Set problem:
The entries below contain a line with "Emit a web page" and a line with "const angleTicks = [-2, 0, 2, 4, 6];". Quote exactly those two lines and all lines between them.

Task input:
------------------------------
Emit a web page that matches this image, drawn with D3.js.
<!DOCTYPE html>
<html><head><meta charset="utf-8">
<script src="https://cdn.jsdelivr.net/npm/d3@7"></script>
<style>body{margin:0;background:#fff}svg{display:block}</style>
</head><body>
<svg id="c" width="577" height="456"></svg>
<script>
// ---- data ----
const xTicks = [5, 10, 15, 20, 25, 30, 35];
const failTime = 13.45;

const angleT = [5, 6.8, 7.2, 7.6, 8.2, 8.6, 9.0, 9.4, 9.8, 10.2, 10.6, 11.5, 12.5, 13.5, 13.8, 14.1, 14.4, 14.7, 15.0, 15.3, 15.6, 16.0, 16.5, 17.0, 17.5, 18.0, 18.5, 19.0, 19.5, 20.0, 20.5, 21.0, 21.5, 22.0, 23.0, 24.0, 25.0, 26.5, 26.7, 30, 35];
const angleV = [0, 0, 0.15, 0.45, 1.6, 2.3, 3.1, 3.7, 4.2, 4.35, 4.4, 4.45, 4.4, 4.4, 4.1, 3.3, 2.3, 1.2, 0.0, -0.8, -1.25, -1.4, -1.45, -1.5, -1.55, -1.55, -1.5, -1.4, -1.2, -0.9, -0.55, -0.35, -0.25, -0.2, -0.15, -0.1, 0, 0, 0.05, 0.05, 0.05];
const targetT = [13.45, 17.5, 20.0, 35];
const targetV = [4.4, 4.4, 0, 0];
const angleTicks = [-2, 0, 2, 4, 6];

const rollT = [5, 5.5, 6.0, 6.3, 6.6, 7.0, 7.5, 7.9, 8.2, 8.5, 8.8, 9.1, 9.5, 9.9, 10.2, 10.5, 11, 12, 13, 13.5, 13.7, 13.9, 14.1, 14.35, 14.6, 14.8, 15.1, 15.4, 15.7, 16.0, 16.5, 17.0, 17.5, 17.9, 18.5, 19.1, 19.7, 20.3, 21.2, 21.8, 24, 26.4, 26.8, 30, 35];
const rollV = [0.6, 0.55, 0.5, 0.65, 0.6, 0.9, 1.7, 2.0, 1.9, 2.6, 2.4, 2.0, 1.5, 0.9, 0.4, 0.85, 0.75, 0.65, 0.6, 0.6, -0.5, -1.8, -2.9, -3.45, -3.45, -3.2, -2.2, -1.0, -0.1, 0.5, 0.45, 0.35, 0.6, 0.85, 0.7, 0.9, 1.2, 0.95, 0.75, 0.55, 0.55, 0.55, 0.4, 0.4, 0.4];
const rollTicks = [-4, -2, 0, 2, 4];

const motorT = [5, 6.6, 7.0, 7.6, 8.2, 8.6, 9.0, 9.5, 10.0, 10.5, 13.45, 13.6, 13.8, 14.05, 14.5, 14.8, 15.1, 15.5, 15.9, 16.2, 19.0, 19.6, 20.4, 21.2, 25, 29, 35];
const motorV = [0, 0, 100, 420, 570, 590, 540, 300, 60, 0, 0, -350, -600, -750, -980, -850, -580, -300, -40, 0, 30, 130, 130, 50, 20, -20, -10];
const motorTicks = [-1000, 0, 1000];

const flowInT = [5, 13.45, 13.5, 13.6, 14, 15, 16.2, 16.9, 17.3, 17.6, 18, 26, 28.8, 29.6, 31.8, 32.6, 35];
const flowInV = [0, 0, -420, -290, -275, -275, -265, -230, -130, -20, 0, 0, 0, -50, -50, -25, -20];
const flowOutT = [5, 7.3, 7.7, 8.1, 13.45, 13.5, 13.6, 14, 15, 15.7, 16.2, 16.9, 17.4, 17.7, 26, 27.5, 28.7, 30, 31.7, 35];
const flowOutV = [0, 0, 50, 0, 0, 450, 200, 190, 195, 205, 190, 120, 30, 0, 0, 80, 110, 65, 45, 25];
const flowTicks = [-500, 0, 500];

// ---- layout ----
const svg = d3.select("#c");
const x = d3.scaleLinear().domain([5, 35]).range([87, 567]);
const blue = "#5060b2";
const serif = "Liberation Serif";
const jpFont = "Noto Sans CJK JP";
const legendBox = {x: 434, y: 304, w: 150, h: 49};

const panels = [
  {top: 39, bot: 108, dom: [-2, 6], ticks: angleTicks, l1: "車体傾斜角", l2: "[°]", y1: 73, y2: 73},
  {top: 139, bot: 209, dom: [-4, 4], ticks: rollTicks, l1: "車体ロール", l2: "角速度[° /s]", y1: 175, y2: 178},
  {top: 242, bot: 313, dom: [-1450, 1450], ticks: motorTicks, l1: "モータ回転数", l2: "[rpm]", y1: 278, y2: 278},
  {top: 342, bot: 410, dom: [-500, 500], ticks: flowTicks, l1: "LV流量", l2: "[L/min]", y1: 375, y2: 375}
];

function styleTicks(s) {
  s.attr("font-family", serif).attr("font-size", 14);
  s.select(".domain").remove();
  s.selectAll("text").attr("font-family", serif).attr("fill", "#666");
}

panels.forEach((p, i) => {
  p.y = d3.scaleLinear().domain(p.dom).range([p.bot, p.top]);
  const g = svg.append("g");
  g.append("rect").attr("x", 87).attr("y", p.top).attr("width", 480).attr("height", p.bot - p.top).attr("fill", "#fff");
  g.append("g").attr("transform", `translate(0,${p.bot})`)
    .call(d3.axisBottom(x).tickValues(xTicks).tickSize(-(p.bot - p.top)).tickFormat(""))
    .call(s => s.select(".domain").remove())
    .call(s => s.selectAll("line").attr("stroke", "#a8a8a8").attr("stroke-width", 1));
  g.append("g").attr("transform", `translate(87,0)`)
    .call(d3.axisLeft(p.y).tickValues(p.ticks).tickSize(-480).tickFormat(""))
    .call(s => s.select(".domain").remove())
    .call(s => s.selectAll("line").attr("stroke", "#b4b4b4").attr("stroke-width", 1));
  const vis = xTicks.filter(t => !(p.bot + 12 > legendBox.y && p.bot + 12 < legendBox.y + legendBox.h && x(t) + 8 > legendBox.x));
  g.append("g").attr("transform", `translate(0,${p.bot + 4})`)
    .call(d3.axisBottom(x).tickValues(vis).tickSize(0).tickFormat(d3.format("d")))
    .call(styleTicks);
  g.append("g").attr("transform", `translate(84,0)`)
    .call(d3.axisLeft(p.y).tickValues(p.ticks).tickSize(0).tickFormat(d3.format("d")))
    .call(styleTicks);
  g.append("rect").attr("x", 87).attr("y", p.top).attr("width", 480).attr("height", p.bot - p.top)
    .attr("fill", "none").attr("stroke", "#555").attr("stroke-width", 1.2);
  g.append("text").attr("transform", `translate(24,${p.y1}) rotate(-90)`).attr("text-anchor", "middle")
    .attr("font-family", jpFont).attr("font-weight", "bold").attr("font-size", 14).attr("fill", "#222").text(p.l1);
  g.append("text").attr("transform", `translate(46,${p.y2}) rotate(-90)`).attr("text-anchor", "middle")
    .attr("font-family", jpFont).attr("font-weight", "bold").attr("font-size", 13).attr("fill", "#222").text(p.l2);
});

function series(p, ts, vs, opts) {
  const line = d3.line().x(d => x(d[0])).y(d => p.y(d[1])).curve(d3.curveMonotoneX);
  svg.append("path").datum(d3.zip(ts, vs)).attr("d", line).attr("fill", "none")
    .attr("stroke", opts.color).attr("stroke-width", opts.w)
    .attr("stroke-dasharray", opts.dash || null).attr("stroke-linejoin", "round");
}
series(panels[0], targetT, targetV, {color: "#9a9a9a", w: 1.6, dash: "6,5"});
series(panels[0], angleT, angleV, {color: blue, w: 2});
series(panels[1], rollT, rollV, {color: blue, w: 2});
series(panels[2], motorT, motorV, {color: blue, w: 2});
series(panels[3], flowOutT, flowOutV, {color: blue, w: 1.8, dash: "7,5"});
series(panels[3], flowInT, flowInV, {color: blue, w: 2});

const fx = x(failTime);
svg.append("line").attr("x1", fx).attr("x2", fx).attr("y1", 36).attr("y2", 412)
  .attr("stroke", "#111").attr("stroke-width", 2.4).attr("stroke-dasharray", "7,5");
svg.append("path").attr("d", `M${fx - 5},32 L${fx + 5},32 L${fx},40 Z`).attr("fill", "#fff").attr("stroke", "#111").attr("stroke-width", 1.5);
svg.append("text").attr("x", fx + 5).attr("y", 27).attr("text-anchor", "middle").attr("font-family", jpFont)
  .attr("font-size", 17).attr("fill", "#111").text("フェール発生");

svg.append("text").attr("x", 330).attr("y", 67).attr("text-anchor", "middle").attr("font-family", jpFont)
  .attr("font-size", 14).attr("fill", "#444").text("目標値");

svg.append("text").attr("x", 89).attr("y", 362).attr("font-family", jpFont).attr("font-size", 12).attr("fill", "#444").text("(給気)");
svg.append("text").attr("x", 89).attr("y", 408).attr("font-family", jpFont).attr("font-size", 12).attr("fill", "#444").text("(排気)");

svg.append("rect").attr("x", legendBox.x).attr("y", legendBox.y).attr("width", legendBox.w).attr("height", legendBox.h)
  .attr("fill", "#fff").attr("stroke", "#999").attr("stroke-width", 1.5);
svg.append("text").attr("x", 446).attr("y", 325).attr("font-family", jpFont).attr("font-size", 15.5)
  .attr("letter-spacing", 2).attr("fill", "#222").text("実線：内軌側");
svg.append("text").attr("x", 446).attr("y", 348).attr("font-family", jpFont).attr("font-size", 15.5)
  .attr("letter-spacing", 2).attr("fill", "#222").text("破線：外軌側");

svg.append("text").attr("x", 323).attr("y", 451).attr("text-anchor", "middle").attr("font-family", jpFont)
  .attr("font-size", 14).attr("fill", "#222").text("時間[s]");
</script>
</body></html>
------------------------------
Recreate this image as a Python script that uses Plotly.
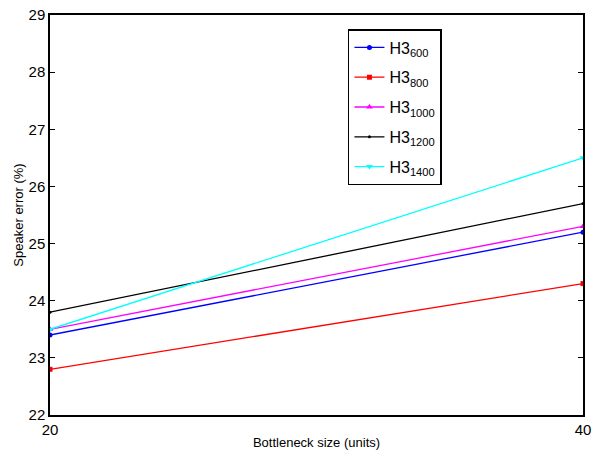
------------------------------
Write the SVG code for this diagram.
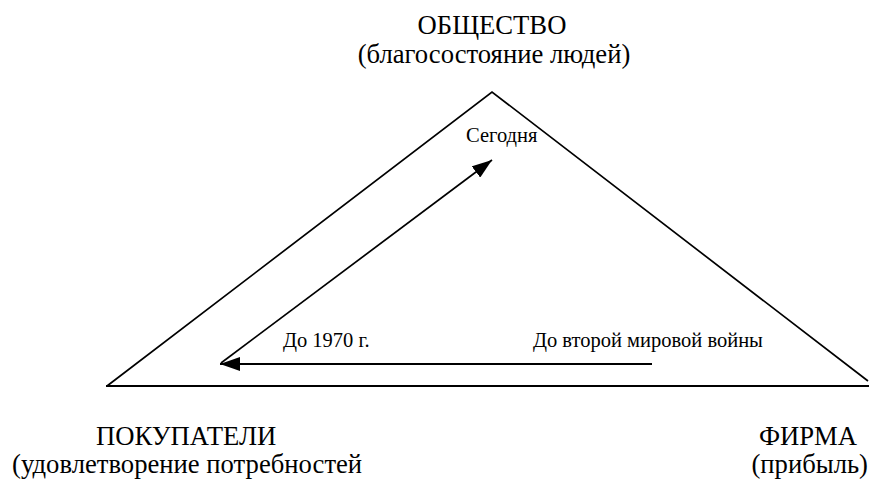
------------------------------
Exercise answer:
Emit a web page that matches this image, drawn with D3.js.
<!DOCTYPE html>
<html><head><meta charset="utf-8">
<script src="https://cdn.jsdelivr.net/npm/d3@7"></script>
<style>body{margin:0;background:#fff}svg{display:block}</style>
</head><body>
<svg id="c" width="577" height="456"></svg>
<script>
// ---- data ----
const xTicks = [5, 10, 15, 20, 25, 30, 35];
const failTime = 13.45;

const angleT = [5, 6.8, 7.2, 7.6, 8.2, 8.6, 9.0, 9.4, 9.8, 10.2, 10.6, 11.5, 12.5, 13.5, 13.8, 14.1, 14.4, 14.7, 15.0, 15.3, 15.6, 16.0, 16.5, 17.0, 17.5, 18.0, 18.5, 19.0, 19.5, 20.0, 20.5, 21.0, 21.5, 22.0, 23.0, 24.0, 25.0, 26.5, 26.7, 30, 35];
const angleV = [0, 0, 0.15, 0.45, 1.6, 2.3, 3.1, 3.7, 4.2, 4.35, 4.4, 4.45, 4.4, 4.4, 4.1, 3.3, 2.3, 1.2, 0.0, -0.8, -1.25, -1.4, -1.45, -1.5, -1.55, -1.55, -1.5, -1.4, -1.2, -0.9, -0.55, -0.35, -0.25, -0.2, -0.15, -0.1, 0, 0, 0.05, 0.05, 0.05];
const targetT = [13.45, 17.5, 20.0, 35];
const targetV = [4.4, 4.4, 0, 0];
const angleTicks = [-2, 0, 2, 4, 6];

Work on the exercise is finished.